“Currently, the concierge has to greet guests and check out others while answering the phone; it’s not realistic,” says Adams. “In the future, support personnel will be more like those, who in better restaurants, go table to table. Think of your experience in an Apple store. Everyone is out-front and engaged in facilitating service.”
Training this person may be easier, says Meyer, just look for someone with a true spirit of service. This is not a minimum-wage job, she stresses, but the cost of non-service providers can be supported via retail sales and pooled bonuses.

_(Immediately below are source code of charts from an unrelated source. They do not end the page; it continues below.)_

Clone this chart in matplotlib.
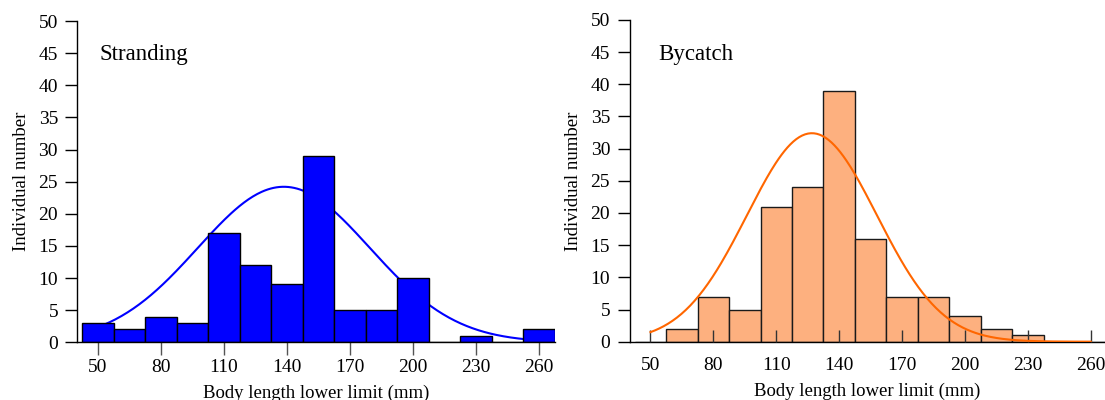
import numpy as np
import matplotlib
matplotlib.use("Agg")
import matplotlib.pyplot as plt

plt.rcParams["font.family"] = ["Liberation Serif", "DejaVu Serif"]

# Bin lower limits (mm), bin width 15
lengths = [50, 65, 80, 95, 110, 125, 140, 155, 170, 185, 200, 215, 230, 245, 260]
stranding = [3, 2, 4, 3, 17, 12, 9, 29, 5, 5, 10, 0, 1, 0, 2]
bycatch = [0, 2, 7, 5, 21, 24, 39, 16, 7, 7, 4, 2, 1, 0, 0]
tick_values = [50, 80, 110, 140, 170, 200, 230, 260]

# Fitted normal curves: (mean, sd, peak height)
stranding_fit = (138.5, 41.0, 24.2)
bycatch_fit = (127.0, 31.0, 32.4)

BIN_W = 15


def fit_curve(params, x):
    mu, sd, peak = params
    return peak * np.exp(-0.5 * ((x - mu) / sd) ** 2)


fig = plt.figure(figsize=(11.05, 4.0), dpi=100)
ax1 = fig.add_axes([0.0701, 0.1443, 0.4318, 0.8032])
ax2 = fig.add_axes([0.5697, 0.1458, 0.4303, 0.8043])

xs = np.linspace(50, 260, 300)

# Stranding: curve sits behind the bars, ticks point outward
ax1.plot(xs, fit_curve(stranding_fit, xs), color="#0000FF", lw=1.5, zorder=1)
ax1.bar(lengths, stranding, width=BIN_W, color="#0000FF",
        edgecolor="black", linewidth=1.0, zorder=2)
ax1.set_xlim(40.2, 267.5)
ax1.tick_params(axis="x", direction="out", length=9, width=1.0,
                color="#555555", pad=3)
ax1.text(0.047, 0.897, "Stranding", transform=ax1.transAxes, fontsize=16.5,
         va="center")

# Bycatch: curve drawn over the bars, ticks point inward
ax2.bar(lengths, bycatch, width=BIN_W, color="#FDB07F",
        edgecolor="#1a1a1a", linewidth=1.0, zorder=2)
ax2.plot(xs, fit_curve(bycatch_fit, xs), color="#FF6600", lw=1.5, zorder=3)
ax2.set_xlim(40.0, 266.8)
ax2.tick_params(axis="x", direction="in", length=9, width=1.0,
                color="#333333", pad=11)
ax2.set_axisbelow(False)
ax2.text(0.06, 0.894, "Bycatch", transform=ax2.transAxes, fontsize=16.5,
         va="center")

for ax in (ax1, ax2):
    ax.set_ylim(0, 50)
    ax.set_yticks(range(0, 51, 5))
    ax.set_xticks(tick_values)
    ax.tick_params(axis="y", direction="out", length=9, width=1.0, pad=5)
    ax.tick_params(labelsize=14)
    ax.spines["top"].set_visible(False)
    ax.spines["right"].set_visible(False)
    ax.spines["left"].set_linewidth(1.0)
    ax.spines["bottom"].set_linewidth(1.0)
    ax.set_xlabel("Body length lower limit (mm)", fontsize=13.5, labelpad=6)
    ax.set_ylabel("Individual number", fontsize=13.5, labelpad=6)

fig.savefig("out.png", dpi=100)
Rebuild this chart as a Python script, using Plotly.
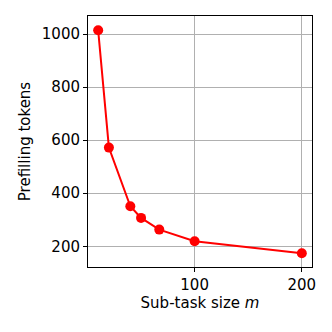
import plotly.graph_objects as go

m_values = [10, 20, 40, 50, 67, 100, 200]
prefill_tokens = [1014, 572, 351, 307, 263, 219, 174]
x_ticks = [100, 200]
y_ticks = [200, 400, 600, 800, 1000]

fig = go.Figure(go.Scatter(
    x=m_values, y=prefill_tokens, mode="lines+markers",
    line=dict(color="red", width=2),
    marker=dict(color="red", size=10),
))

font = dict(family="DejaVu Sans", size=15, color="black")
axis_common = dict(
    showline=True, linecolor="black", linewidth=1, mirror=True,
    ticks="outside", ticklen=4, tickcolor="black", tickwidth=1,
    showgrid=True, gridcolor="#b0b0b0", gridwidth=1, zeroline=False,
    tickfont=font, automargin=False,
)
# page body has an 8px default margin; compensate in figure margins
fig.update_layout(
    width=324, height=324,
    margin=dict(l=80, r=20, t=8, b=65),
    plot_bgcolor="white", paper_bgcolor="white",
    showlegend=False,
    font=font,
    xaxis=dict(axis_common, range=[0.5, 209.5], tickvals=x_ticks,
               title=dict(text="Sub-task size <i>m</i>", font=font, standoff=4)),
    yaxis=dict(axis_common, range=[122, 1068], tickvals=y_ticks,
               title=dict(text="Prefilling tokens", font=font, standoff=7)),
)
fig.write_html("out.html")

In the long term, better service builds business and retains more clients.
“Our consumer focus groups revealed that the biggest complaint about salons was unprofessionalism,” says Meyer. “The new concierge can change that if you re-think how you operate.”
How One Salon Does it At New Reflections in Plymouth, Minnesota, Ridgedale-location manager Kelly Geatz says Motorola radios and headsets help the salon coordinate every step of guest visits, enhancing team performance.
When guests arrive, guest services notifies the stylist with “Excuse me, Emily, your guest Mary has arrived five minutes before” (meaning early) or “five minutes after” (a way to avoid saying “late.”)
Anytime during the service, the stylist can use her headset to request beverages, a magazine or retail be brought to the chair. Finally, the stylist calls for a closing ticket.
“Guest services brings the ticket and a personalized form to the station,” explains Geatz. “They take any information on add-on services, note recommended retail and ask when the stylist recommends rebooking.”
They also ask the guest if she’d like them to book that next visit and if she’d like a complimentary make-up touch-up. Then, they return to the front, fill out an Aveda “Purescription” pad for the guest, gather retail, schedule the rebooking and fill out a reminder card. Once the guest reaches the desk, check out is fast and efficient.